───── Source records ─────
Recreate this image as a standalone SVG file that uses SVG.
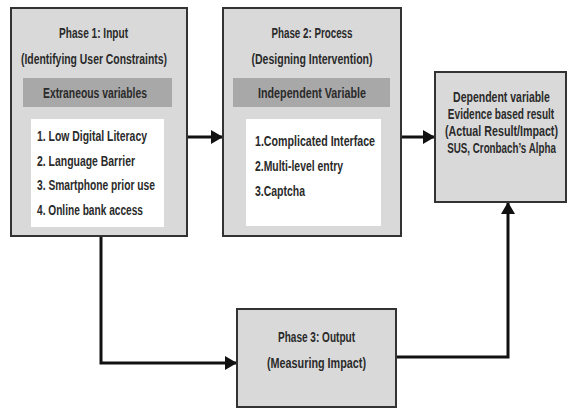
<svg xmlns="http://www.w3.org/2000/svg" width="569" height="409" viewBox="0 0 569 409">
<style>
.box{fill:#d9d9d9;stroke:#333;stroke-width:2}
.band{fill:#a8a8a8}
.inner{fill:#fff}
.t{font-family:"Liberation Sans",Arial,sans-serif;font-size:14px;font-weight:bold;fill:#2a2a2a}
.c{text-anchor:middle}
.conn{fill:none;stroke:#111;stroke-width:3}
</style>
<defs>
<marker id="ah" markerUnits="userSpaceOnUse" markerWidth="12" markerHeight="14" refX="11" refY="7" orient="auto">
<path d="M0,0 L12,7 L0,14 Z" fill="#111"/>
</marker>
</defs>
<rect width="569" height="409" fill="#fff"/>
<g id="connectors">
<path class="conn" d="M187 137 H222" marker-end="url(#ah)"/>
<path class="conn" d="M401 137 H434" marker-end="url(#ah)"/>
<path class="conn" d="M101 236 V363 H236" marker-end="url(#ah)"/>
<path class="conn" d="M396 357 H508 V203" marker-end="url(#ah)"/>
</g>
<g id="phase1">
<rect class="box" x="11" y="8" width="176" height="228"/>
<rect class="band" x="23" y="78" width="149" height="29"/>
<rect class="inner" x="31" y="119" width="133" height="108"/>
<text class="t c" x="93.5" y="38" textLength="69" lengthAdjust="spacingAndGlyphs">Phase 1: Input</text>
<text class="t c" x="94" y="64" textLength="146" lengthAdjust="spacingAndGlyphs">(Identifying User Constraints)</text>
<text class="t c" x="95" y="98" textLength="104" lengthAdjust="spacingAndGlyphs">Extraneous variables</text>
<text class="t" x="37" y="141" textLength="110" lengthAdjust="spacingAndGlyphs">1. Low Digital Literacy</text>
<text class="t" x="37" y="166" textLength="98" lengthAdjust="spacingAndGlyphs">2. Language Barrier</text>
<text class="t" x="37" y="190" textLength="118" lengthAdjust="spacingAndGlyphs">3. Smartphone prior use</text>
<text class="t" x="37" y="215" textLength="106" lengthAdjust="spacingAndGlyphs">4. Online bank access</text>
</g>
<g id="phase2">
<rect class="box" x="223" y="8" width="178" height="228"/>
<rect class="band" x="233" y="78" width="157" height="29"/>
<rect class="inner" x="246" y="119" width="135" height="107"/>
<text class="t c" x="312" y="38" textLength="81" lengthAdjust="spacingAndGlyphs">Phase 2: Process</text>
<text class="t c" x="312" y="64" textLength="121" lengthAdjust="spacingAndGlyphs">(Designing Intervention)</text>
<text class="t c" x="312" y="98" textLength="108" lengthAdjust="spacingAndGlyphs">Independent Variable</text>
<text class="t" x="255" y="146" textLength="120" lengthAdjust="spacingAndGlyphs">1.Complicated Interface</text>
<text class="t" x="255" y="171" textLength="88" lengthAdjust="spacingAndGlyphs">2.Multi-level entry</text>
<text class="t" x="255" y="196" textLength="50" lengthAdjust="spacingAndGlyphs">3.Captcha</text>
</g>
<g id="dependent">
<rect class="box" x="435" y="72" width="131" height="130"/>
<text class="t c" transform="translate(501.5,102) scale(0.75,1)">Dependent variable</text>
<text class="t c" transform="translate(501,119) scale(0.72,1)">Evidence based result</text>
<text class="t c" transform="translate(501.5,136) scale(0.765,1)">(Actual Result/Impact)</text>
<text class="t c" transform="translate(501.5,153) scale(0.70,1)">SUS, Cronbach’s Alpha</text>
</g>
<g id="phase3">
<rect class="box" x="237" y="309" width="159" height="98"/>
<text class="t c" x="316.5" y="342" textLength="77" lengthAdjust="spacingAndGlyphs">Phase 3: Output</text>
<text class="t c" x="316.5" y="368" textLength="99" lengthAdjust="spacingAndGlyphs">(Measuring Impact)</text>
</g>
</svg>
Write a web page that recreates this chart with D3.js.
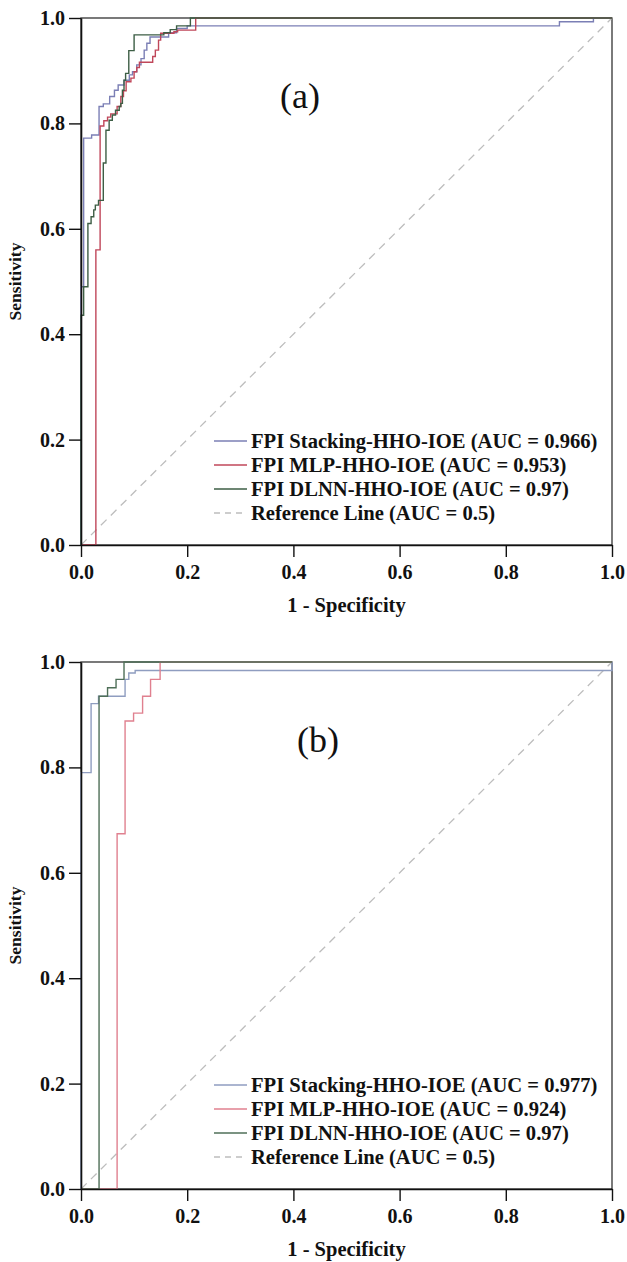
<!DOCTYPE html>
<html>
<head>
<meta charset="utf-8">
<script src="https://cdn.jsdelivr.net/npm/d3@7"></script>
<style>
  body { margin: 0; background: #fff; }
  svg text { font-family: "Liberation Serif", "Times New Roman", serif; }
</style>
</head>
<body>
<div id="chart"></div>
<script>
// ROC coordinates [1 - specificity, sensitivity]
const stackingA = [[0,0],[0,0.49],[0.005,0.49],[0.005,0.772],[0.02,0.772],[0.02,0.778],[0.034,0.778],[0.034,0.832],[0.042,0.832],[0.042,0.837],[0.054,0.837],[0.054,0.851],[0.063,0.851],[0.063,0.863],[0.07,0.863],[0.07,0.873],[0.081,0.873],[0.081,0.882],[0.091,0.882],[0.091,0.892],[0.097,0.892],[0.097,0.898],[0.105,0.898],[0.105,0.911],[0.113,0.911],[0.113,0.923],[0.119,0.923],[0.119,0.939],[0.124,0.939],[0.124,0.952],[0.13,0.952],[0.13,0.964],[0.165,0.964],[0.165,0.972],[0.18,0.972],[0.18,0.98],[0.2,0.98],[0.2,0.985],[0.901,0.985],[0.901,0.993],[0.965,0.993],[0.965,1],[1,1]];
const mlpA = [[0,0],[0.028,0],[0.028,0.56],[0.036,0.56],[0.036,0.795],[0.043,0.795],[0.043,0.805],[0.05,0.805],[0.05,0.812],[0.056,0.812],[0.056,0.818],[0.068,0.818],[0.068,0.832],[0.075,0.832],[0.075,0.851],[0.08,0.851],[0.08,0.862],[0.085,0.862],[0.085,0.879],[0.094,0.879],[0.094,0.886],[0.1,0.886],[0.1,0.898],[0.105,0.898],[0.105,0.906],[0.11,0.906],[0.11,0.916],[0.135,0.916],[0.135,0.927],[0.14,0.927],[0.14,0.939],[0.146,0.939],[0.146,0.958],[0.15,0.958],[0.15,0.971],[0.175,0.971],[0.175,0.974],[0.182,0.974],[0.182,0.977],[0.216,0.977],[0.216,1],[1,1]];
const dlnnA = [[0,0],[0,0.436],[0.005,0.436],[0.005,0.49],[0.013,0.49],[0.013,0.61],[0.019,0.61],[0.019,0.623],[0.024,0.623],[0.024,0.636],[0.027,0.636],[0.027,0.645],[0.033,0.645],[0.033,0.654],[0.042,0.654],[0.042,0.725],[0.047,0.725],[0.047,0.787],[0.053,0.787],[0.053,0.806],[0.059,0.806],[0.059,0.816],[0.065,0.816],[0.065,0.825],[0.072,0.825],[0.072,0.832],[0.075,0.832],[0.075,0.838],[0.078,0.838],[0.078,0.863],[0.081,0.863],[0.081,0.882],[0.084,0.882],[0.084,0.895],[0.09,0.895],[0.09,0.938],[0.1,0.938],[0.1,0.968],[0.156,0.968],[0.156,0.972],[0.168,0.972],[0.168,0.978],[0.18,0.978],[0.18,0.985],[0.206,0.985],[0.206,1],[1,1]];

const stackingB = [[0,0],[0,0.79],[0.019,0.79],[0.019,0.921],[0.033,0.921],[0.033,0.935],[0.083,0.935],[0.083,0.967],[0.09,0.967],[0.09,0.979],[0.102,0.979],[0.102,0.984],[1,0.984],[1,1]];
const mlpB = [[0,0],[0.068,0],[0.068,0.674],[0.083,0.674],[0.083,0.888],[0.099,0.888],[0.099,0.903],[0.116,0.903],[0.116,0.935],[0.131,0.935],[0.131,0.967],[0.149,0.967],[0.149,1],[1,1]];
const dlnnB = [[0,0],[0.034,0],[0.034,0.935],[0.05,0.935],[0.05,0.951],[0.066,0.951],[0.066,0.967],[0.081,0.967],[0.081,1],[1,1]];

const refLine = [[0,0],[1,1]];

const legendA = ["FPI Stacking-HHO-IOE (AUC = 0.966)", "FPI MLP-HHO-IOE (AUC = 0.953)", "FPI DLNN-HHO-IOE (AUC = 0.97)", "Reference Line (AUC = 0.5)"];
const legendB = ["FPI Stacking-HHO-IOE (AUC = 0.977)", "FPI MLP-HHO-IOE (AUC = 0.924)", "FPI DLNN-HHO-IOE (AUC = 0.97)", "Reference Line (AUC = 0.5)"];

const tickValues = [0, 0.2, 0.4, 0.6, 0.8, 1.0];

const width = 627, height = 1262;
const svg = d3.select("#chart").append("svg")
  .attr("width", width)
  .attr("height", height);

const x = d3.scaleLinear().domain([0, 1]).range([81, 612]);

function drawPanel(top, bottom, curves, colors, labels, panelLabel, labelX) {
  const y = d3.scaleLinear().domain([0, 1]).range([bottom, top]);
  const g = svg.append("g");

  // frame
  g.append("rect")
    .attr("x", x(0)).attr("y", y(1))
    .attr("width", x(1) - x(0)).attr("height", y(0) - y(1))
    .attr("fill", "none").attr("stroke", "#222").attr("stroke-width", 1.2);

  const line = d3.line().x(d => x(d[0])).y(d => y(d[1]));

  g.append("path")
    .attr("d", line(refLine))
    .attr("fill", "none")
    .attr("stroke", "#bdbdbd")
    .attr("stroke-width", 1.3)
    .attr("stroke-dasharray", "8,6");

  curves.forEach((c, i) => {
    g.append("path")
      .attr("d", line(c))
      .attr("fill", "none")
      .attr("stroke", colors[i])
      .attr("stroke-width", 1.4);
  });

  const xAxis = g.append("g")
    .attr("transform", `translate(0,${bottom})`)
    .call(d3.axisBottom(x).tickValues(tickValues).tickFormat(d3.format(".1f")).tickSize(12).tickSizeOuter(0).tickPadding(8));
  const yAxis = g.append("g")
    .attr("transform", `translate(${x(0)},0)`)
    .call(d3.axisLeft(y).tickValues(tickValues).tickFormat(d3.format(".1f")).tickSize(12).tickSizeOuter(0).tickPadding(4));

  [xAxis, yAxis].forEach(a => {
    a.select(".domain").attr("stroke", "#111").attr("stroke-width", 1.6);
    a.selectAll(".tick line").attr("stroke", "#111").attr("stroke-width", 1.4);
    a.selectAll(".tick text")
      .attr("fill", "#111")
      .style("font-family", '"Liberation Serif", serif')
      .style("font-size", "20px")
      .style("font-weight", "bold");
  });

  g.append("text")
    .attr("x", (x(0) + x(1)) / 2)
    .attr("y", bottom + 67)
    .attr("text-anchor", "middle")
    .style("font-size", "20.5px")
    .style("font-weight", "bold")
    .attr("fill", "#111")
    .text("1 - Specificity");

  g.append("text")
    .attr("transform", `translate(21,${(top + bottom) / 2}) rotate(-90)`)
    .attr("text-anchor", "middle")
    .style("font-size", "17.5px")
    .style("font-weight", "bold")
    .attr("fill", "#111")
    .text("Sensitivity");

  g.append("text")
    .attr("x", labelX)
    .attr("y", top + 77)
    .attr("dy", "0.35em")
    .attr("text-anchor", "middle")
    .style("font-size", "36px")
    .attr("fill", "#111")
    .text(panelLabel);

  // legend
  const legendColors = colors.concat(["#bdbdbd"]);
  labels.forEach((lab, i) => {
    const ly = bottom - 104 + i * 24;
    g.append("line")
      .attr("x1", 214).attr("x2", 247)
      .attr("y1", ly).attr("y2", ly)
      .attr("stroke", legendColors[i])
      .attr("stroke-width", 1.4)
      .attr("stroke-dasharray", i === 3 ? "6,5" : null);
    g.append("text")
      .attr("x", 251).attr("y", ly)
      .attr("dy", "0.35em")
      .style("font-size", "20.6px")
      .style("font-weight", "bold")
      .attr("fill", "#111")
      .text(lab);
  });
}

drawPanel(18, 545, [stackingA, mlpA, dlnnA], ["#7b7fb5", "#c0475a", "#3d5e45"], legendA, "(a)", 300);
drawPanel(662, 1189, [stackingB, mlpB, dlnnB], ["#8f9dc0", "#e0808f", "#4f6f58"], legendB, "(b)", 318);
</script>
</body>
</html>
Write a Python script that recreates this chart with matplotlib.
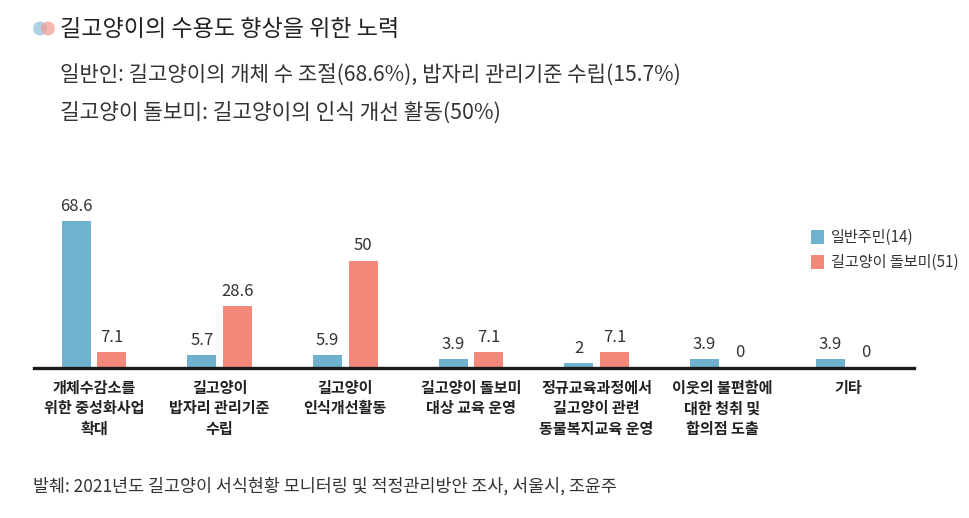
─────
▶ Written instruction:
Copy out every line from the records that has the word "script".

▶ Reply to the task:
<script src="https://cdn.jsdelivr.net/npm/d3@7"></script>
<script>
</script>
Write a Python script that recreates this chart with matplotlib.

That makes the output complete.